> [EXERCISE BRIEF] Search the material for the string "draw", then return every line where it is found.

> [INPUT MATERIAL]
========================================================================
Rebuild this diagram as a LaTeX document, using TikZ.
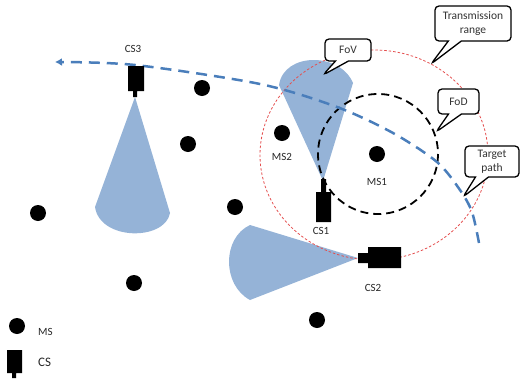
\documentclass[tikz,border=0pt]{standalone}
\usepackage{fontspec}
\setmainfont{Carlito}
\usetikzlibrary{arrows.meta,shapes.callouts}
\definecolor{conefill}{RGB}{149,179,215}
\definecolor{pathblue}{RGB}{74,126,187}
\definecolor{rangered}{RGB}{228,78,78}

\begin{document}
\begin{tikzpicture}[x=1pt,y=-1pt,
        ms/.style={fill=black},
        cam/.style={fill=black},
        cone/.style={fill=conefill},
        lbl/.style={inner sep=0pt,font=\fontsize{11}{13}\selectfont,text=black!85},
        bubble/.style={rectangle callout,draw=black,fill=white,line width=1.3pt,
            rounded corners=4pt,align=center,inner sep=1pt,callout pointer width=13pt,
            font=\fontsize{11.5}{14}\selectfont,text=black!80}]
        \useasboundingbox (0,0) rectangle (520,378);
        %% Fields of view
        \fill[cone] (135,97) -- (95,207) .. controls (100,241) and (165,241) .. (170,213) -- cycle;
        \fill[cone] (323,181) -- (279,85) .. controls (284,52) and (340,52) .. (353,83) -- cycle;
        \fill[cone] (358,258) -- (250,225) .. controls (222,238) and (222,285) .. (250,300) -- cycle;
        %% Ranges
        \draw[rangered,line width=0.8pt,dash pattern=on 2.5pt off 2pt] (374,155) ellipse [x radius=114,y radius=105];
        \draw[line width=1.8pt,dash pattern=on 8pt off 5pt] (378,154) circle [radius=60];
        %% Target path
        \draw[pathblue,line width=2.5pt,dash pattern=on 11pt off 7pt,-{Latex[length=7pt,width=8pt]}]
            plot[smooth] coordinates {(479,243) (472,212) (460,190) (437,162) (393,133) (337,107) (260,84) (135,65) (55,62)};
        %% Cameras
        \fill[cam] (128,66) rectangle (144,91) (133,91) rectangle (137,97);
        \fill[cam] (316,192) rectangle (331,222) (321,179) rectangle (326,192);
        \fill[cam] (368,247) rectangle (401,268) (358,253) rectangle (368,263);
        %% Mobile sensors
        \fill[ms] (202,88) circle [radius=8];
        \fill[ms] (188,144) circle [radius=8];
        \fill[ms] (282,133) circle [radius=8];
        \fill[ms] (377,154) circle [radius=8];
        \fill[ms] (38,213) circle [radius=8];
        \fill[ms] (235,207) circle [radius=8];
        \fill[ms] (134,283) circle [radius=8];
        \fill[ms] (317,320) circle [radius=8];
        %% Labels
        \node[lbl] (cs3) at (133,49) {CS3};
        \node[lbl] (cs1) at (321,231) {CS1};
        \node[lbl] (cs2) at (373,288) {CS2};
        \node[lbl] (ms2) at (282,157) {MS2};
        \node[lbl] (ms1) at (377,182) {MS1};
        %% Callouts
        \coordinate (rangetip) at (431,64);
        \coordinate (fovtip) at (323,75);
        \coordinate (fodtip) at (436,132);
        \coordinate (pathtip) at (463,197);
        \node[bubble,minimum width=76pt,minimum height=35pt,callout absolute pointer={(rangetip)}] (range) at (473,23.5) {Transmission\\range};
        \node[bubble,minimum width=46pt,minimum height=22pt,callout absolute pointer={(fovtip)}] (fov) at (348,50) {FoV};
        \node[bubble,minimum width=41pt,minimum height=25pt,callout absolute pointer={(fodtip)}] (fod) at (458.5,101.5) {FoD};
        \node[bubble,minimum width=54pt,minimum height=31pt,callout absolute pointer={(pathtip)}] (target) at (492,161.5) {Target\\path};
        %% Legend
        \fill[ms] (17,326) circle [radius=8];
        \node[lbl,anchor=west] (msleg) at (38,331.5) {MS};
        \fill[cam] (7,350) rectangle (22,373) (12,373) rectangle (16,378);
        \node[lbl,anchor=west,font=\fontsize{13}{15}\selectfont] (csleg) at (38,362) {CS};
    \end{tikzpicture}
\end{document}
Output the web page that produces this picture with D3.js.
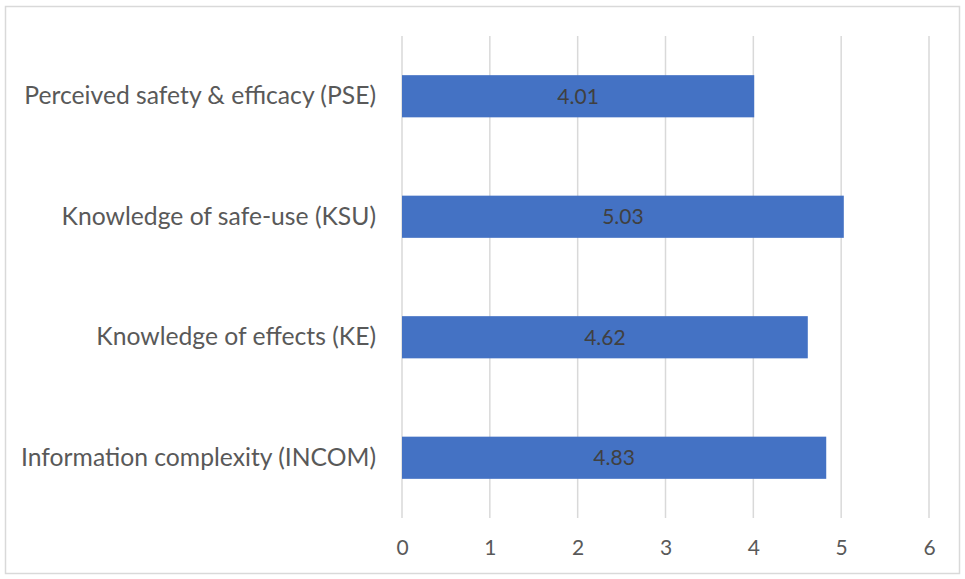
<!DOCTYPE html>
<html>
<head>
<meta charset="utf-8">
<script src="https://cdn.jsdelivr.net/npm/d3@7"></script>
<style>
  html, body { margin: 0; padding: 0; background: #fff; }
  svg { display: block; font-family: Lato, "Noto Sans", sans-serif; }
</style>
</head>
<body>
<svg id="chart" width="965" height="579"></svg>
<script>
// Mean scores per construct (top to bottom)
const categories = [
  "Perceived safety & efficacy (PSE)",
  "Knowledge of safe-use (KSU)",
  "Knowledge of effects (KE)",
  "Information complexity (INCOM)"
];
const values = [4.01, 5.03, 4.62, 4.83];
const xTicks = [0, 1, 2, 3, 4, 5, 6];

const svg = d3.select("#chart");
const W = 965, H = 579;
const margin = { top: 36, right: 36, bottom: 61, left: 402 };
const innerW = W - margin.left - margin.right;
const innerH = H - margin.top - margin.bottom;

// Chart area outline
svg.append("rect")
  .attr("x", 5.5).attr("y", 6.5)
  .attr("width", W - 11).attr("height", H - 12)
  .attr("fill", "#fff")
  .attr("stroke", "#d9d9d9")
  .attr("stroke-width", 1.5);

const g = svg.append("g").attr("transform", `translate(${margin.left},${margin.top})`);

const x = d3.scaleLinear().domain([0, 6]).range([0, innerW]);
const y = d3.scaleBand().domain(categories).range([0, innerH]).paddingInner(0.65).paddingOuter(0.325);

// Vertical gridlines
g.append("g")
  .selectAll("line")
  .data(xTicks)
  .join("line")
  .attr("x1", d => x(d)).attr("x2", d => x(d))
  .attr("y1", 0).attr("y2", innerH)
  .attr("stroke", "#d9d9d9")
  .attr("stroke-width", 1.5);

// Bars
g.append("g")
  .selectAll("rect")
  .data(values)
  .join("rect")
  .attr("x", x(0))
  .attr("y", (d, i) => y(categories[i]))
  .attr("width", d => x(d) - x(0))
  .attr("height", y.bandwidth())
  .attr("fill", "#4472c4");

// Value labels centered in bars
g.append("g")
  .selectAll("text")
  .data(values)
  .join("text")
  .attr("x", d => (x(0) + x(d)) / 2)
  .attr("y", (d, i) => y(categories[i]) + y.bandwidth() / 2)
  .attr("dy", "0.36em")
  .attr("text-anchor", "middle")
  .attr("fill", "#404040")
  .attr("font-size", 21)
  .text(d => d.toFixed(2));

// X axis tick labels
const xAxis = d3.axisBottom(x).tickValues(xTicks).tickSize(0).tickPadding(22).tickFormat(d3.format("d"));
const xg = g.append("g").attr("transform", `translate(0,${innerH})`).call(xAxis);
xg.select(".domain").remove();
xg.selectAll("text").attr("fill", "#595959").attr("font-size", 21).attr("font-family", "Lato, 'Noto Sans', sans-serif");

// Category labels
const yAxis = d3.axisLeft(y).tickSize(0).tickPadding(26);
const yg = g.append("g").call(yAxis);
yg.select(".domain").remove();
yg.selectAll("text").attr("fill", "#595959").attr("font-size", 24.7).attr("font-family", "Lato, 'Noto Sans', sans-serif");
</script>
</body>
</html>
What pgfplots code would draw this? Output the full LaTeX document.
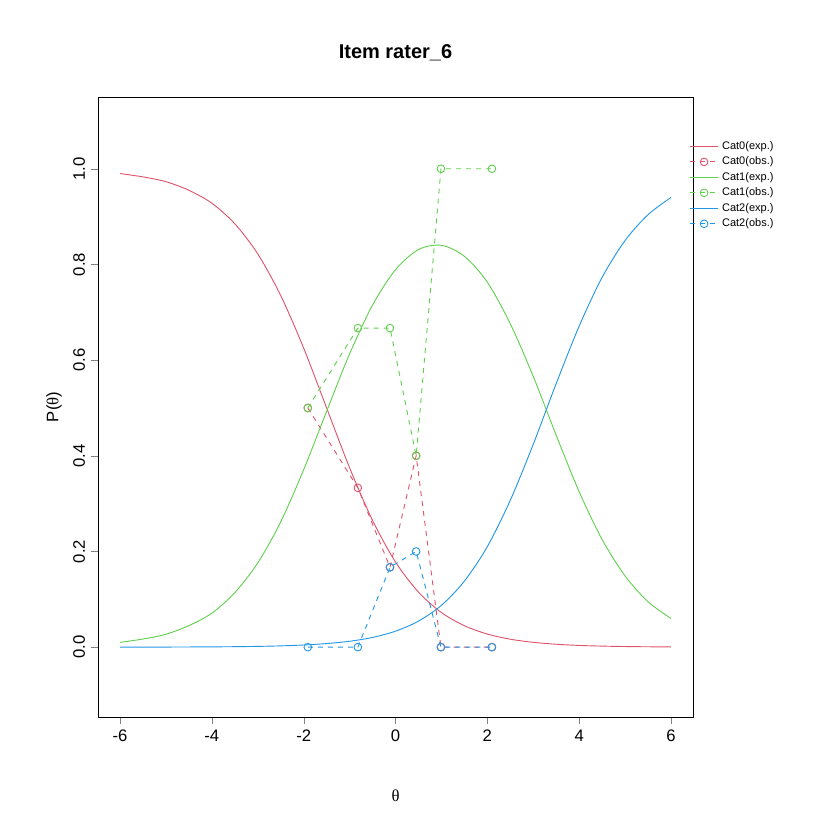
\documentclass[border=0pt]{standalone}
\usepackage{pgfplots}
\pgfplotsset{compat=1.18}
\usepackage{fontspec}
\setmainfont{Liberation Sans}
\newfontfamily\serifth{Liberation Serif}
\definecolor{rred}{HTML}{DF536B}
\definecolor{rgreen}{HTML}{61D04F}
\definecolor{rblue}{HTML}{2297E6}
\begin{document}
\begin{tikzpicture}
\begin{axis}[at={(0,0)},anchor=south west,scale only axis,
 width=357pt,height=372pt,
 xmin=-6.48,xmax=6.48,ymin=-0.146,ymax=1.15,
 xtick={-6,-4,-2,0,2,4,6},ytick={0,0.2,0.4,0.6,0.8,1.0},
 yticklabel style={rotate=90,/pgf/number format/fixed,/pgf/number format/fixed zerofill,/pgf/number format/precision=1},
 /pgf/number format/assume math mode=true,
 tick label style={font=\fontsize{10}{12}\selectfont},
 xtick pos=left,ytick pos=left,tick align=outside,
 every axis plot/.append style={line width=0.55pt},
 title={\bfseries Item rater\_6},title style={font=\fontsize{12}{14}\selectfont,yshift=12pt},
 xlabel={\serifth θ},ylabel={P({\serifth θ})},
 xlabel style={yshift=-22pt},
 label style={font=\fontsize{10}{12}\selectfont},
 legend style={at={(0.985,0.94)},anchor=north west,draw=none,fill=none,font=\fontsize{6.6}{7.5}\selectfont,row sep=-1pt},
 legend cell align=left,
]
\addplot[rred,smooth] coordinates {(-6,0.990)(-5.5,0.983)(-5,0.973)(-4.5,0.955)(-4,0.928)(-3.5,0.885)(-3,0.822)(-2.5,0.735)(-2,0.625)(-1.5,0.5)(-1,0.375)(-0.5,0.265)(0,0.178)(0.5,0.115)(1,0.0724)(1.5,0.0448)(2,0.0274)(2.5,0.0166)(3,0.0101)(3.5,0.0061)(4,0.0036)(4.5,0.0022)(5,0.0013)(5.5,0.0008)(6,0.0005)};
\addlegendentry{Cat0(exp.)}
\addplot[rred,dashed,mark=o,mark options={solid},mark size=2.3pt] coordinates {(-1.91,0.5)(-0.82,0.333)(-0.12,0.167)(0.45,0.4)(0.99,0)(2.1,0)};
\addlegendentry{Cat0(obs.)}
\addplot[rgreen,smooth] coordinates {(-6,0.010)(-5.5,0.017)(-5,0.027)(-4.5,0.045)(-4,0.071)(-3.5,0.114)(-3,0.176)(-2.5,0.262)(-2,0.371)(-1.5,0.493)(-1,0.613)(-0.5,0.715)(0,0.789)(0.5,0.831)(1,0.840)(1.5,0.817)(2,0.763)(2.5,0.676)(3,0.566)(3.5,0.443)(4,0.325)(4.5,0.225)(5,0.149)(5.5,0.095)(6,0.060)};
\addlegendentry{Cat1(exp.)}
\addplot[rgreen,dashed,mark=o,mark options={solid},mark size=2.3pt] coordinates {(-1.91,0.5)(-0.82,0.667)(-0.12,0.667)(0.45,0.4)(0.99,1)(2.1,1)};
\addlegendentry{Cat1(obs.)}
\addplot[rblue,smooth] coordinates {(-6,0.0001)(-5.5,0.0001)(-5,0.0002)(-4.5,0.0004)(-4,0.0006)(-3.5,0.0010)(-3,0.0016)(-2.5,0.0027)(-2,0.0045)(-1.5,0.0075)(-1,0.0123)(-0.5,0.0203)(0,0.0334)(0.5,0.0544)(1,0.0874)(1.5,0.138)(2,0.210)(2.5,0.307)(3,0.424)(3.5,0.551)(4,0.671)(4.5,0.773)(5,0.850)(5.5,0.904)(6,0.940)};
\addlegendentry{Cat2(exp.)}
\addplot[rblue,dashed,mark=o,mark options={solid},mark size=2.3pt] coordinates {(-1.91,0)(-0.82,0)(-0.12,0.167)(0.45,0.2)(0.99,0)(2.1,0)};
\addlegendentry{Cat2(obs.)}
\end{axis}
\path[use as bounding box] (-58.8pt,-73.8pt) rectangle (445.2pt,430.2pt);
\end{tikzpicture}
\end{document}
========================================================================
> [SOLUTION]
        bubble/.style={rectangle callout,draw=black,fill=white,line width=1.3pt,
        \draw[rangered,line width=0.8pt,dash pattern=on 2.5pt off 2pt] (374,155) ellipse [x radius=114,y radius=105];
        \draw[line width=1.8pt,dash pattern=on 8pt off 5pt] (378,154) circle [radius=60];
        \draw[pathblue,line width=2.5pt,dash pattern=on 11pt off 7pt,-{Latex[length=7pt,width=8pt]}]
What pgfplots code would draw this? Output the full LaTeX document.
 legend style={at={(0.985,0.94)},anchor=north west,draw=none,fill=none,font=\fontsize{6.6}{7.5}\selectfont,row sep=-1pt},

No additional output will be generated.